◆ Task description
Beginning with the line that contains "Recreate this image", retype the entries below exactly, ending with the line that contains "east] at ($(imp1.north". Leave out any pictures.

◆ Input records
---
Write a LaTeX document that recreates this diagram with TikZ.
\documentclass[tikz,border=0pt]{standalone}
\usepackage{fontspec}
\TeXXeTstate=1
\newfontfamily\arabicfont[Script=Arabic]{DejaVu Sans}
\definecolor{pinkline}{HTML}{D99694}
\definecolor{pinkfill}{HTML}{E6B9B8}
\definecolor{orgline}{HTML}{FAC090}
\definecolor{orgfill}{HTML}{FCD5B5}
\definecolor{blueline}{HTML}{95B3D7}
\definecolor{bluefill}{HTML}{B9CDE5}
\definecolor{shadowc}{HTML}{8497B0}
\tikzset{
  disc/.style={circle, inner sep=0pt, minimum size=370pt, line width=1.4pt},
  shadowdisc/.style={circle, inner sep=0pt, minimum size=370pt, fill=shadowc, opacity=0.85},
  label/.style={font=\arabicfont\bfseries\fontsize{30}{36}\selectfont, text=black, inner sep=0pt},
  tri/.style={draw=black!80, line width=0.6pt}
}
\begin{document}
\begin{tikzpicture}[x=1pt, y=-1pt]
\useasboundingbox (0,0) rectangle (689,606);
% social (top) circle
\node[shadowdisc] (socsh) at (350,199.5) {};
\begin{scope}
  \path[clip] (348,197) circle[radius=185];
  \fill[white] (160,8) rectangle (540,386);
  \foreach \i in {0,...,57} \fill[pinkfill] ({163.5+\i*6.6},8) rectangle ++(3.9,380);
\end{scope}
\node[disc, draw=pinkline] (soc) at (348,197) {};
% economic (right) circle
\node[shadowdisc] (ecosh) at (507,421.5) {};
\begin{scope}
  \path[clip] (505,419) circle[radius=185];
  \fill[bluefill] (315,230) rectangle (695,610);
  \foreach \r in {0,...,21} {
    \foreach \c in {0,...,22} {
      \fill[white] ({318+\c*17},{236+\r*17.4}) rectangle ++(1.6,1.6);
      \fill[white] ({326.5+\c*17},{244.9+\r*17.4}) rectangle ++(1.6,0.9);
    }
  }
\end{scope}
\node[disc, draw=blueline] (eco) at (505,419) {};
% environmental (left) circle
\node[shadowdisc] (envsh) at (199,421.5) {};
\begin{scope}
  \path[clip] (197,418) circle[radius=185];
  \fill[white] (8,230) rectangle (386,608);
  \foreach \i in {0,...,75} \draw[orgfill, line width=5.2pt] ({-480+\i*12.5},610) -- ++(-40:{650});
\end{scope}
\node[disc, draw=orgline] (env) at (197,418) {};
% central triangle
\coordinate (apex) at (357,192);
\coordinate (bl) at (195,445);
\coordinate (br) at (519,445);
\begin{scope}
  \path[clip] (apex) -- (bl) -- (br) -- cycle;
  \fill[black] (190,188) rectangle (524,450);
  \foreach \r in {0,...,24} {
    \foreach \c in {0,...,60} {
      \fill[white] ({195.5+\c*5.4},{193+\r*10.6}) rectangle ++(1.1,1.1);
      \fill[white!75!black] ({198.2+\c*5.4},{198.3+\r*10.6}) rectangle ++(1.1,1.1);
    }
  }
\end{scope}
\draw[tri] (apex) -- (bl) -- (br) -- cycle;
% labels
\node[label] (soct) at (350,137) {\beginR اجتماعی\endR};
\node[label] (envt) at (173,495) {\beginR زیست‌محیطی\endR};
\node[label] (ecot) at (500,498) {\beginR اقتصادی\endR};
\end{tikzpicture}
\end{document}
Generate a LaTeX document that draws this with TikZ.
---
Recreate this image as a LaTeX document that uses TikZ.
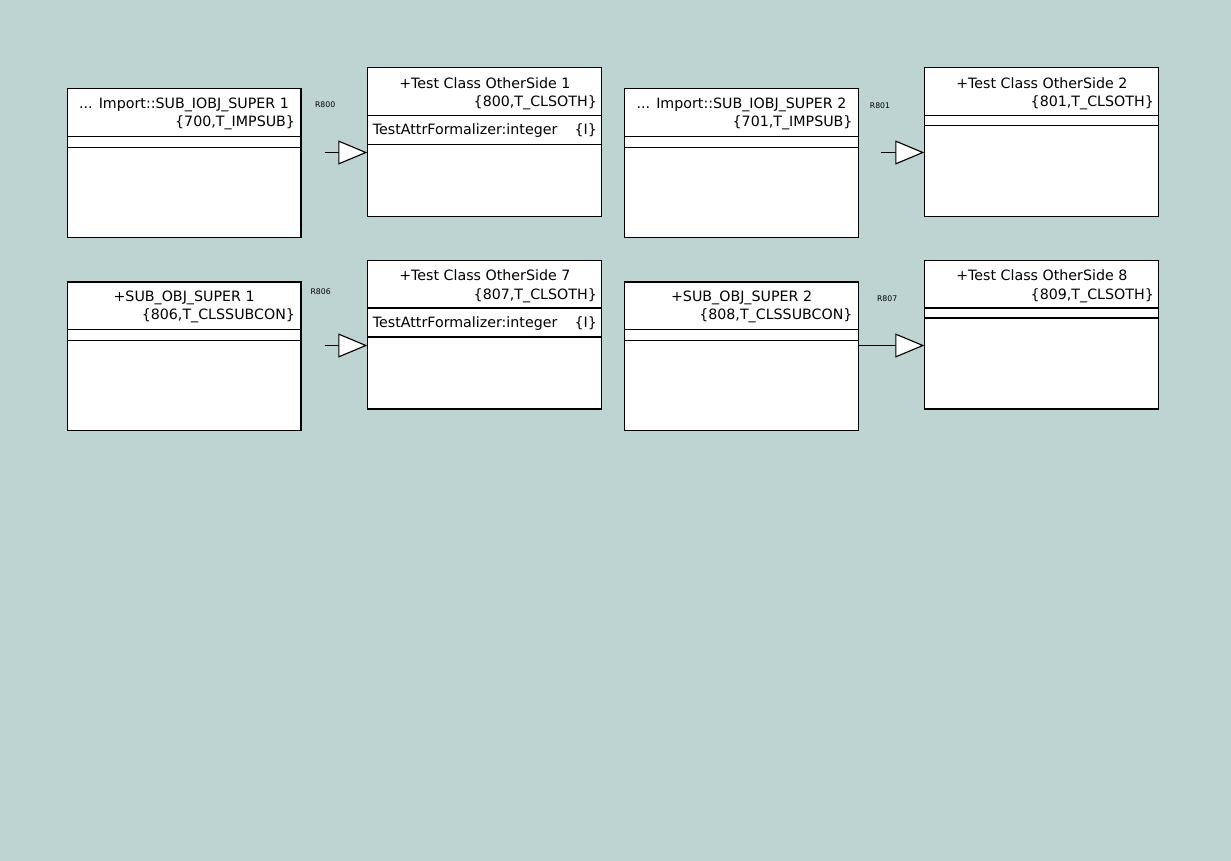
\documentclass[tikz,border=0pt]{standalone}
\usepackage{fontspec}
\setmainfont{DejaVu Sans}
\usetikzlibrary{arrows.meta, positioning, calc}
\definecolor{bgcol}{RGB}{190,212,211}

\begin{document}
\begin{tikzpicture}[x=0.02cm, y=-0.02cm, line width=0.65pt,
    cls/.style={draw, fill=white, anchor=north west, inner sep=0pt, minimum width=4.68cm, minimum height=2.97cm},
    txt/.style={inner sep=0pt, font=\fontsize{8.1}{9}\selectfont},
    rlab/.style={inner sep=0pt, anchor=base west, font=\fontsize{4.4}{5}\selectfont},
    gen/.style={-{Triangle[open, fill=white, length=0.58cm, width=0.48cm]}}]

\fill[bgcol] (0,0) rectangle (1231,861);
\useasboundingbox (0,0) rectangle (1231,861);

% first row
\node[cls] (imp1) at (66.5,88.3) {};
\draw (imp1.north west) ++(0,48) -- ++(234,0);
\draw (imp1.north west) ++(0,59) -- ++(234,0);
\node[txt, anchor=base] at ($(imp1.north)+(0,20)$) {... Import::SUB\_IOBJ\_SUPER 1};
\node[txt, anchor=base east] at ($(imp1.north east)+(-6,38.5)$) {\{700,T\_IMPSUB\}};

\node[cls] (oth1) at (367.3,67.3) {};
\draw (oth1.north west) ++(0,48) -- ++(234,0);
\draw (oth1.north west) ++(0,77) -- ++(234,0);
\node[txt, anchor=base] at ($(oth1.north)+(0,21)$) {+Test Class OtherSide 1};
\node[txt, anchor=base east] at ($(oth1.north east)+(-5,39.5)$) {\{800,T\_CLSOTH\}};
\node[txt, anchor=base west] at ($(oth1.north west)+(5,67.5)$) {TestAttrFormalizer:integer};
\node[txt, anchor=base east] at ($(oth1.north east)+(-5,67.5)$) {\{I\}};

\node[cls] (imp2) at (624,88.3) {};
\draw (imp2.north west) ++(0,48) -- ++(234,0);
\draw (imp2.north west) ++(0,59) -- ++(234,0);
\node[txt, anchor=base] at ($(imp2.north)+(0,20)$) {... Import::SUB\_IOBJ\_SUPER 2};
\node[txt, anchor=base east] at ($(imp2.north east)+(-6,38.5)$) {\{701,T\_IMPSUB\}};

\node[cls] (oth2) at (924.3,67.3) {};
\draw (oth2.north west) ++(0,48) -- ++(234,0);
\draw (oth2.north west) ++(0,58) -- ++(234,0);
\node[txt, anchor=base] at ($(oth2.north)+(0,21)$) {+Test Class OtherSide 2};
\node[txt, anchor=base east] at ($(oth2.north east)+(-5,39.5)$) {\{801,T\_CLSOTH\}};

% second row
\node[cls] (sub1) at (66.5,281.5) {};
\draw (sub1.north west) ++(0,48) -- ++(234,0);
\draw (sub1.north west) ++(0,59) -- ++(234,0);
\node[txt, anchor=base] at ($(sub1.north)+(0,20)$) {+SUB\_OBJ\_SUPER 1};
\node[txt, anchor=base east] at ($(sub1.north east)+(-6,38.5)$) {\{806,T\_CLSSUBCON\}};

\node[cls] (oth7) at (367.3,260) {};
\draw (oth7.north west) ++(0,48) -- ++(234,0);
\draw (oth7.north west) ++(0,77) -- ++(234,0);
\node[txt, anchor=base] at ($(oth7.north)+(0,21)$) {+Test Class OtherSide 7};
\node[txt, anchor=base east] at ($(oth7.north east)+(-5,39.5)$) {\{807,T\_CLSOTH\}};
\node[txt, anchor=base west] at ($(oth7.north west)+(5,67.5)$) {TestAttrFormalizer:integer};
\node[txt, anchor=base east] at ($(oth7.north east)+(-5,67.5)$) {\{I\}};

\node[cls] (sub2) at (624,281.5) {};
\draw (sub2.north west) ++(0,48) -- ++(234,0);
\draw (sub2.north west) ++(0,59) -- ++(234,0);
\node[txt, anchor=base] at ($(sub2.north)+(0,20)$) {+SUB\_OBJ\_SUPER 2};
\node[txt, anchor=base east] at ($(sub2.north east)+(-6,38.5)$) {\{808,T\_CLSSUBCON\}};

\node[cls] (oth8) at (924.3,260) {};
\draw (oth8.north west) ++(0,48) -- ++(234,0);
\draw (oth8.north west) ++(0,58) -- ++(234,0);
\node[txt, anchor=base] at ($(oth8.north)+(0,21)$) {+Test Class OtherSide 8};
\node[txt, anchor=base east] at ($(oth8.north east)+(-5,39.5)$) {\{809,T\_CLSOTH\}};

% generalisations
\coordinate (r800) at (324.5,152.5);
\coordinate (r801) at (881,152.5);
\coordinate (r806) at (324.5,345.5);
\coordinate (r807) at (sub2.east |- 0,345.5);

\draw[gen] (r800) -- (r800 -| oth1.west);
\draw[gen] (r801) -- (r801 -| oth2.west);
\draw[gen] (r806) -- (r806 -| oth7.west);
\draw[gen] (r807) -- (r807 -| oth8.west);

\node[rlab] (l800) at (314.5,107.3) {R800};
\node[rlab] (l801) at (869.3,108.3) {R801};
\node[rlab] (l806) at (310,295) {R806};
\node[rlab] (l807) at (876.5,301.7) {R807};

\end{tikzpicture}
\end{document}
---
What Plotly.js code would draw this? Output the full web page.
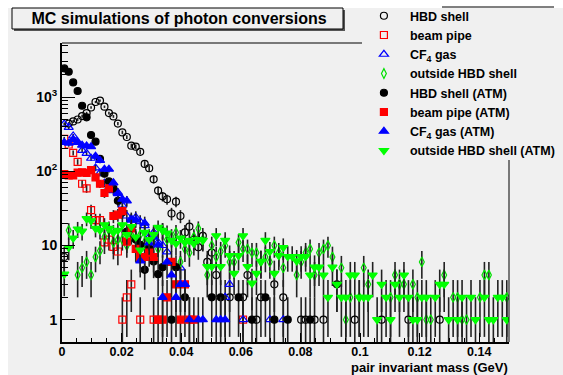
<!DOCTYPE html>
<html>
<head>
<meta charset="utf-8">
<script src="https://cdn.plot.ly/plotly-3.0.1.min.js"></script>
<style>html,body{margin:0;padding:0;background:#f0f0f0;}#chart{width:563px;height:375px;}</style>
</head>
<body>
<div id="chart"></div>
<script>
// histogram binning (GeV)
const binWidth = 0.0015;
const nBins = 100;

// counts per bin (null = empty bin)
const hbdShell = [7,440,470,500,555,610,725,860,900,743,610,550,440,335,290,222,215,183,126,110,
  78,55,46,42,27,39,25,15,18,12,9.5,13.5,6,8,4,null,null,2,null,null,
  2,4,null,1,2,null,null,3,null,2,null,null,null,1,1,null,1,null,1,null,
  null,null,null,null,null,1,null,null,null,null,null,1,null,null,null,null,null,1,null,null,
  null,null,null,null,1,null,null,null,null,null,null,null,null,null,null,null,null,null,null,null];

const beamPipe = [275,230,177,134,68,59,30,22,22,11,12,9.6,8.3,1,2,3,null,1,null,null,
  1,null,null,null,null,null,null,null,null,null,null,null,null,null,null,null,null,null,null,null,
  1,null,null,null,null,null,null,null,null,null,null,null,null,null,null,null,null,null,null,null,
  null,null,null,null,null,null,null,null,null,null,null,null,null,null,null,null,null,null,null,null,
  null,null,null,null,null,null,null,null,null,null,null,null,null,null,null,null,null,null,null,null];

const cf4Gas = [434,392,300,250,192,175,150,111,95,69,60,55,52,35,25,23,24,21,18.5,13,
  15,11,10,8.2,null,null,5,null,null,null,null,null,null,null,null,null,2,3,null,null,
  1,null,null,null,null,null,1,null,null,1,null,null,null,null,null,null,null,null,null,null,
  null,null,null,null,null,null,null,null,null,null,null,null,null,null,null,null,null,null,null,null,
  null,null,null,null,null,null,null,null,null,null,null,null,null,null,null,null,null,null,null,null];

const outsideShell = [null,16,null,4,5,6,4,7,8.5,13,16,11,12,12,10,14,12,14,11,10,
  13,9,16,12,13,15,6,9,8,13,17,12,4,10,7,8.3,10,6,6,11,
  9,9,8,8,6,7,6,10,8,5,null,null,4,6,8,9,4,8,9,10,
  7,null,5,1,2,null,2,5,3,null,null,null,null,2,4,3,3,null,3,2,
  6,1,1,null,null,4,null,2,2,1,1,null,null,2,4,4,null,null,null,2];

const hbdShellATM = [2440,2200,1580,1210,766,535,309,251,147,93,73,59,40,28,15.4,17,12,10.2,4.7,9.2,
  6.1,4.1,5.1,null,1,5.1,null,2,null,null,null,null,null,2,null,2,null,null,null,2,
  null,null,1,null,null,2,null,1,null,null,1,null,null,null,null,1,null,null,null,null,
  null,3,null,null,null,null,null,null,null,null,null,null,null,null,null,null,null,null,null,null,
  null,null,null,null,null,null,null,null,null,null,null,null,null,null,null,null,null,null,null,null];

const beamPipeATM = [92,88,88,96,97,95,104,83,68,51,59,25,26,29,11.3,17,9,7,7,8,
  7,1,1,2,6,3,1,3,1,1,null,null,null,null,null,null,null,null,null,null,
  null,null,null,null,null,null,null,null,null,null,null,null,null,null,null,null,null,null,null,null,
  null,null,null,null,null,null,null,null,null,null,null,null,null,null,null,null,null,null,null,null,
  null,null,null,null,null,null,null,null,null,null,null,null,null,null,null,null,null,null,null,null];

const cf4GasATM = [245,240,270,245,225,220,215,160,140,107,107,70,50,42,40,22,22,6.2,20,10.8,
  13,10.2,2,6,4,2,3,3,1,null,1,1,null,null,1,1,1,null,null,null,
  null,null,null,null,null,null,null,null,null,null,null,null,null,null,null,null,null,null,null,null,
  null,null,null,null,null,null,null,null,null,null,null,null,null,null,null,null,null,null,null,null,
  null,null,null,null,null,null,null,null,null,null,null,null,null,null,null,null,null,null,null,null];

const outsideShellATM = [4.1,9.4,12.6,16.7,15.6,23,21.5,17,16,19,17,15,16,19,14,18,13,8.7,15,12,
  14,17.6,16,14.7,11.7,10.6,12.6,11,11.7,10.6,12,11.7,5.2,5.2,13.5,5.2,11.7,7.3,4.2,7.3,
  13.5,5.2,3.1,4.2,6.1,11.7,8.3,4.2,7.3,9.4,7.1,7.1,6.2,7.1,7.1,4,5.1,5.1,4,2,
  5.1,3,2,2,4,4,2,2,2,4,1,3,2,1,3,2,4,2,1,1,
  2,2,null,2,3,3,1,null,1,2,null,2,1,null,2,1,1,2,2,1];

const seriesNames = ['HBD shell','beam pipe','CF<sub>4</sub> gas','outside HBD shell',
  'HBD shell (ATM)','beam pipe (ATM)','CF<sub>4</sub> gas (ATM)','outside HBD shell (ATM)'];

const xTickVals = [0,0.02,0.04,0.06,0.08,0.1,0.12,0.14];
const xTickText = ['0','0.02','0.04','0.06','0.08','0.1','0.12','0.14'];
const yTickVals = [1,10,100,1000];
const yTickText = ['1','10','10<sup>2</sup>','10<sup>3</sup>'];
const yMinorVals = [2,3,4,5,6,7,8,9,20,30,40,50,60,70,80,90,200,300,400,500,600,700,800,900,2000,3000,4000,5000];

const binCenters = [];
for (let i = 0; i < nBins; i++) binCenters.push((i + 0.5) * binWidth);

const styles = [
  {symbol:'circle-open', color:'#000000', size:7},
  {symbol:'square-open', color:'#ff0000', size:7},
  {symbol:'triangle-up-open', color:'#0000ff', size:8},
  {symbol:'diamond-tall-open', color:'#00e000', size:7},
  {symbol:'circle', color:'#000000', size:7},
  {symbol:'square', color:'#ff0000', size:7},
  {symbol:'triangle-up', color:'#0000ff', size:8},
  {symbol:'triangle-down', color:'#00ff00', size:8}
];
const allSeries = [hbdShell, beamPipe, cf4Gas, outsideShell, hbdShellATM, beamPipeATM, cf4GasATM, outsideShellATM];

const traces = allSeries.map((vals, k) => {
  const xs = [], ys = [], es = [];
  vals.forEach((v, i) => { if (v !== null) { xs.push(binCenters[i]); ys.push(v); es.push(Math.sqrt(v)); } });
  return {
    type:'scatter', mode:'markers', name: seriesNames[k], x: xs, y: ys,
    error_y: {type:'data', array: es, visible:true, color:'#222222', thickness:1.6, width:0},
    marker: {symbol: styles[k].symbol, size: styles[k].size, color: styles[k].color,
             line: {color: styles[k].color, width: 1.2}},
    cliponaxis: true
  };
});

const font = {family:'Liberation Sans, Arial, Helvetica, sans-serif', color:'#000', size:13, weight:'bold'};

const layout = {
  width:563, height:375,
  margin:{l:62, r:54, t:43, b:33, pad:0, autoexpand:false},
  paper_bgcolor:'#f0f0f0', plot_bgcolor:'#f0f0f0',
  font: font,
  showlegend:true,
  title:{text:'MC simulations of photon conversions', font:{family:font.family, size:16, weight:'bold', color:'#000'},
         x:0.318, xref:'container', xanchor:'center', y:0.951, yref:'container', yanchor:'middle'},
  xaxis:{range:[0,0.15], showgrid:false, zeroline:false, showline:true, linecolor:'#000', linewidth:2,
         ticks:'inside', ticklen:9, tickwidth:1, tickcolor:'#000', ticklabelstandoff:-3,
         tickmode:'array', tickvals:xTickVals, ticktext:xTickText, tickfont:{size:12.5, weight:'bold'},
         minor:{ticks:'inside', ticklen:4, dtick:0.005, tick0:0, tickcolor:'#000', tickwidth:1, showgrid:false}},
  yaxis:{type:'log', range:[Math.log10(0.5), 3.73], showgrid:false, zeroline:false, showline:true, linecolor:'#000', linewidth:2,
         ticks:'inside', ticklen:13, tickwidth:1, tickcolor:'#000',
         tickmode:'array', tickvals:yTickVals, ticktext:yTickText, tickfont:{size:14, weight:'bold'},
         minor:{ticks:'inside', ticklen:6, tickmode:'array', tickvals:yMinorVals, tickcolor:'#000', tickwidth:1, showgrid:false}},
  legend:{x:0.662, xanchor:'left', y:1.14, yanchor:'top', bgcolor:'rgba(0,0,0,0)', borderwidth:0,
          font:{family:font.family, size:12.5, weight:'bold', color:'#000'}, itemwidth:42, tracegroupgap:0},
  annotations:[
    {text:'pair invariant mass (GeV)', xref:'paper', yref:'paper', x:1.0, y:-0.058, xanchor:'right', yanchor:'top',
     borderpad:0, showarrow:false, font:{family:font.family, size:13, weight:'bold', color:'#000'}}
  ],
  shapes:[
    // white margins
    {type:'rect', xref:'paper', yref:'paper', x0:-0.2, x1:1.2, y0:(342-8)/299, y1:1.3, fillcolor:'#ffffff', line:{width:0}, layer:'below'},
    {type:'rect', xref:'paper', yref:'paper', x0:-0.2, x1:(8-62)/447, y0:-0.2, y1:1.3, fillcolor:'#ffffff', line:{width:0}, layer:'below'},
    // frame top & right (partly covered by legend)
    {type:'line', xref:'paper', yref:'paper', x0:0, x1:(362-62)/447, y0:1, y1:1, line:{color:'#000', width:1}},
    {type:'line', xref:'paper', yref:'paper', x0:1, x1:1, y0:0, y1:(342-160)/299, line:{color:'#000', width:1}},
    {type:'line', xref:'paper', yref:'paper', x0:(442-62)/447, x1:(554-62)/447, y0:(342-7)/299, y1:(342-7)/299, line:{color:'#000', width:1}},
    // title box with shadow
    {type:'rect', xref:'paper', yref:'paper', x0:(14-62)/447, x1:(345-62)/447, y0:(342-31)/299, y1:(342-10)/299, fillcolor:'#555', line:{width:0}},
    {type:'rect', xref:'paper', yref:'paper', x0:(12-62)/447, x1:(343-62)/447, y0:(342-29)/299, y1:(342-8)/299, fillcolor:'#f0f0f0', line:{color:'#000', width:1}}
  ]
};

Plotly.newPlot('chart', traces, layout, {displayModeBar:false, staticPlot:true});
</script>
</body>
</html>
---
◆ Reply to the exercise
Recreate this image as a LaTeX document that uses TikZ.
\documentclass[tikz,border=0pt]{standalone}
\usepackage{fontspec}
\setmainfont{DejaVu Sans}
\usetikzlibrary{arrows.meta, positioning, calc}
\definecolor{bgcol}{RGB}{190,212,211}

\begin{document}
\begin{tikzpicture}[x=0.02cm, y=-0.02cm, line width=0.65pt,
    cls/.style={draw, fill=white, anchor=north west, inner sep=0pt, minimum width=4.68cm, minimum height=2.97cm},
    txt/.style={inner sep=0pt, font=\fontsize{8.1}{9}\selectfont},
    rlab/.style={inner sep=0pt, anchor=base west, font=\fontsize{4.4}{5}\selectfont},
    gen/.style={-{Triangle[open, fill=white, length=0.58cm, width=0.48cm]}}]

\fill[bgcol] (0,0) rectangle (1231,861);
\useasboundingbox (0,0) rectangle (1231,861);

% first row
\node[cls] (imp1) at (66.5,88.3) {};
\draw (imp1.north west) ++(0,48) -- ++(234,0);
\draw (imp1.north west) ++(0,59) -- ++(234,0);
\node[txt, anchor=base] at ($(imp1.north)+(0,20)$) {... Import::SUB\_IOBJ\_SUPER 1};
\node[txt, anchor=base east] at ($(imp1.north east)+(-6,38.5)$) {\{700,T\_IMPSUB\}};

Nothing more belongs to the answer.